• _PROBLEM STATEMENT_: Leave out the pictures and repeat the rest of the material exactly.

• _DATASET SECTION_:
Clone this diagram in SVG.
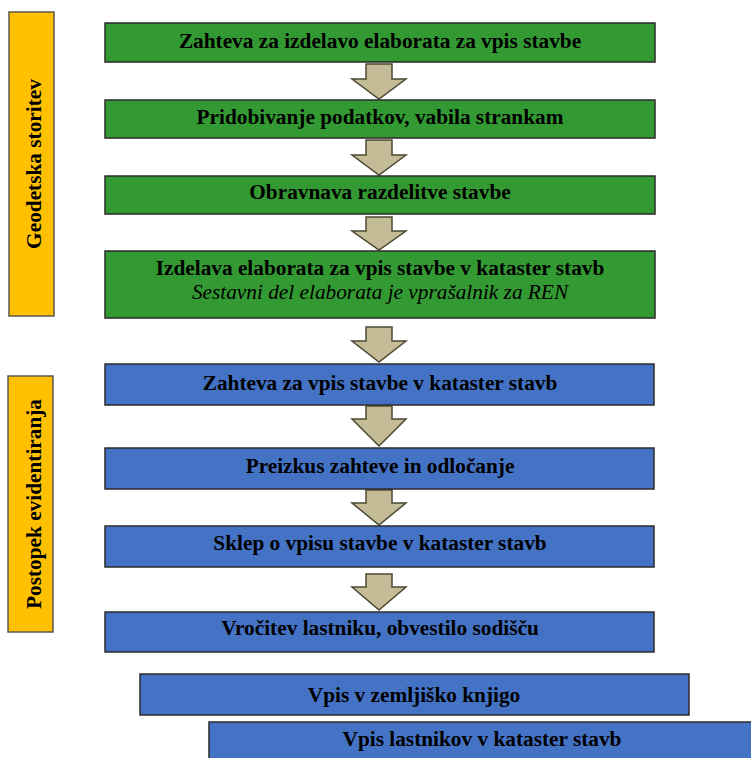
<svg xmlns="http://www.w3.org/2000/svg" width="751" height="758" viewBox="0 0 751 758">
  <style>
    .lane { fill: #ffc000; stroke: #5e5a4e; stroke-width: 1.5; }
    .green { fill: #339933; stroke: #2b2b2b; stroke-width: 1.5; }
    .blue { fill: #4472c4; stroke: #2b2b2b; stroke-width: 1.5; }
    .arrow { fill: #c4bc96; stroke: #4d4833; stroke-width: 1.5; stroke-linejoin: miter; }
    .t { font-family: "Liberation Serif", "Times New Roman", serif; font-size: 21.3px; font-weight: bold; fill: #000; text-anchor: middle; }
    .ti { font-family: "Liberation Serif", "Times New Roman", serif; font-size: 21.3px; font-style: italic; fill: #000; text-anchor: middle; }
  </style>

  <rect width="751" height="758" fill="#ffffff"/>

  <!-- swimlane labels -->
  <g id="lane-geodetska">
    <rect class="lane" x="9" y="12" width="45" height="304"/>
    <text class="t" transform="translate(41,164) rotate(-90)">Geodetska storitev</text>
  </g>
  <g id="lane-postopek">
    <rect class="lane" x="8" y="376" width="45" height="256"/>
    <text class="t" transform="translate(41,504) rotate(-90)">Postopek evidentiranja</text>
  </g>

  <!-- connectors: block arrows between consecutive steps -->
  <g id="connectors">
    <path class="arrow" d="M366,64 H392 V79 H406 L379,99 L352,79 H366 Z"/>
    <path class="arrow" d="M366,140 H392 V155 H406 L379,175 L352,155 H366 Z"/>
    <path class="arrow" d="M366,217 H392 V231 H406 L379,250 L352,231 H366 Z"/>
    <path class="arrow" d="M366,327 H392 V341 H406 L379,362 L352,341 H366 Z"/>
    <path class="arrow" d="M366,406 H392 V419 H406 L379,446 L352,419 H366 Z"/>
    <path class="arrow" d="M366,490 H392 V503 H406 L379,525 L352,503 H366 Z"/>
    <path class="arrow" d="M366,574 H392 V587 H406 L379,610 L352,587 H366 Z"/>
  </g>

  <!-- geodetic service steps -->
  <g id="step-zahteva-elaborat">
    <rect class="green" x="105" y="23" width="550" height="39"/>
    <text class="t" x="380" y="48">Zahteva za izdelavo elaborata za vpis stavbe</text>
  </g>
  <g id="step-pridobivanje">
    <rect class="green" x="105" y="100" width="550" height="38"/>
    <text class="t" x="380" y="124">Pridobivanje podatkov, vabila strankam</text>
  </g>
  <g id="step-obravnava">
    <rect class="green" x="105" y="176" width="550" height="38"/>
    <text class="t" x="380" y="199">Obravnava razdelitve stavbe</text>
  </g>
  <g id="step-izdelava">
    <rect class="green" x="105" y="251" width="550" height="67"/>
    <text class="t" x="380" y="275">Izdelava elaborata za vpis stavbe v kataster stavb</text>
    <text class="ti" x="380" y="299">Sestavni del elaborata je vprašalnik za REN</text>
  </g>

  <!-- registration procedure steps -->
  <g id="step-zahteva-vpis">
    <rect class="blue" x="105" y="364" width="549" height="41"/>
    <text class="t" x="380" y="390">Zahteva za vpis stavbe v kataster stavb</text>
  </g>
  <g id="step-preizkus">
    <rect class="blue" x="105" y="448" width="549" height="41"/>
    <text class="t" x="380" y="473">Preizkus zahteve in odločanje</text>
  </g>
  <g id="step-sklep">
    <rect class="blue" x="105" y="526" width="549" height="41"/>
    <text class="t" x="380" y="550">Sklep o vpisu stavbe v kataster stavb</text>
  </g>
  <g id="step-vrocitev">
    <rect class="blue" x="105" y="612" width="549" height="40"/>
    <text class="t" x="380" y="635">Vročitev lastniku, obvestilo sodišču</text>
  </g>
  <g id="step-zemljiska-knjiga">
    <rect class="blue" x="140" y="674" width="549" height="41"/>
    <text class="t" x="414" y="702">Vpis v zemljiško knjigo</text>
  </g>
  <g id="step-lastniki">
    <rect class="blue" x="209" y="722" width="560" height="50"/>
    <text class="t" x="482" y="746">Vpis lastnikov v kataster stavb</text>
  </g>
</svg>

• _CORRECT OUTPUT_:
Clone this diagram in SVG.
<svg xmlns="http://www.w3.org/2000/svg" width="751" height="758" viewBox="0 0 751 758">
  <style>
    .lane { fill: #ffc000; stroke: #5e5a4e; stroke-width: 1.5; }
    .green { fill: #339933; stroke: #2b2b2b; stroke-width: 1.5; }
    .blue { fill: #4472c4; stroke: #2b2b2b; stroke-width: 1.5; }
    .arrow { fill: #c4bc96; stroke: #4d4833; stroke-width: 1.5; stroke-linejoin: miter; }
    .t { font-family: "Liberation Serif", "Times New Roman", serif; font-size: 21.3px; font-weight: bold; fill: #000; text-anchor: middle; }
    .ti { font-family: "Liberation Serif", "Times New Roman", serif; font-size: 21.3px; font-style: italic; fill: #000; text-anchor: middle; }
  </style>

  <rect width="751" height="758" fill="#ffffff"/>

  <!-- swimlane labels -->
  <g id="lane-geodetska">
    <rect class="lane" x="9" y="12" width="45" height="304"/>
    <text class="t" transform="translate(41,164) rotate(-90)">Geodetska storitev</text>
  </g>
  <g id="lane-postopek">
    <rect class="lane" x="8" y="376" width="45" height="256"/>
    <text class="t" transform="translate(41,504) rotate(-90)">Postopek evidentiranja</text>
  </g>

  <!-- connectors: block arrows between consecutive steps -->
  <g id="connectors">
    <path class="arrow" d="M366,64 H392 V79 H406 L379,99 L352,79 H366 Z"/>
    <path class="arrow" d="M366,140 H392 V155 H406 L379,175 L352,155 H366 Z"/>
    <path class="arrow" d="M366,217 H392 V231 H406 L379,250 L352,231 H366 Z"/>
    <path class="arrow" d="M366,327 H392 V341 H406 L379,362 L352,341 H366 Z"/>
    <path class="arrow" d="M366,406 H392 V419 H406 L379,446 L352,419 H366 Z"/>
    <path class="arrow" d="M366,490 H392 V503 H406 L379,525 L352,503 H366 Z"/>
    <path class="arrow" d="M366,574 H392 V587 H406 L379,610 L352,587 H366 Z"/>
  </g>

  <!-- geodetic service steps -->
  <g id="step-zahteva-elaborat">
    <rect class="green" x="105" y="23" width="550" height="39"/>
    <text class="t" x="380" y="48">Zahteva za izdelavo elaborata za vpis stavbe</text>
  </g>
  <g id="step-pridobivanje">
    <rect class="green" x="105" y="100" width="550" height="38"/>
    <text class="t" x="380" y="124">Pridobivanje podatkov, vabila strankam</text>
  </g>
  <g id="step-obravnava">
    <rect class="green" x="105" y="176" width="550" height="38"/>
    <text class="t" x="380" y="199">Obravnava razdelitve stavbe</text>
  </g>
  <g id="step-izdelava">
    <rect class="green" x="105" y="251" width="550" height="67"/>
    <text class="t" x="380" y="275">Izdelava elaborata za vpis stavbe v kataster stavb</text>
    <text class="ti" x="380" y="299">Sestavni del elaborata je vprašalnik za REN</text>
  </g>

  <!-- registration procedure steps -->
  <g id="step-zahteva-vpis">
    <rect class="blue" x="105" y="364" width="549" height="41"/>
    <text class="t" x="380" y="390">Zahteva za vpis stavbe v kataster stavb</text>
  </g>
  <g id="step-preizkus">
    <rect class="blue" x="105" y="448" width="549" height="41"/>
    <text class="t" x="380" y="473">Preizkus zahteve in odločanje</text>
  </g>
  <g id="step-sklep">
    <rect class="blue" x="105" y="526" width="549" height="41"/>
    <text class="t" x="380" y="550">Sklep o vpisu stavbe v kataster stavb</text>
  </g>
  <g id="step-vrocitev">
    <rect class="blue" x="105" y="612" width="549" height="40"/>
    <text class="t" x="380" y="635">Vročitev lastniku, obvestilo sodišču</text>
  </g>
  <g id="step-zemljiska-knjiga">
    <rect class="blue" x="140" y="674" width="549" height="41"/>
    <text class="t" x="414" y="702">Vpis v zemljiško knjigo</text>
  </g>
  <g id="step-lastniki">
    <rect class="blue" x="209" y="722" width="560" height="50"/>
    <text class="t" x="482" y="746">Vpis lastnikov v kataster stavb</text>
  </g>
</svg>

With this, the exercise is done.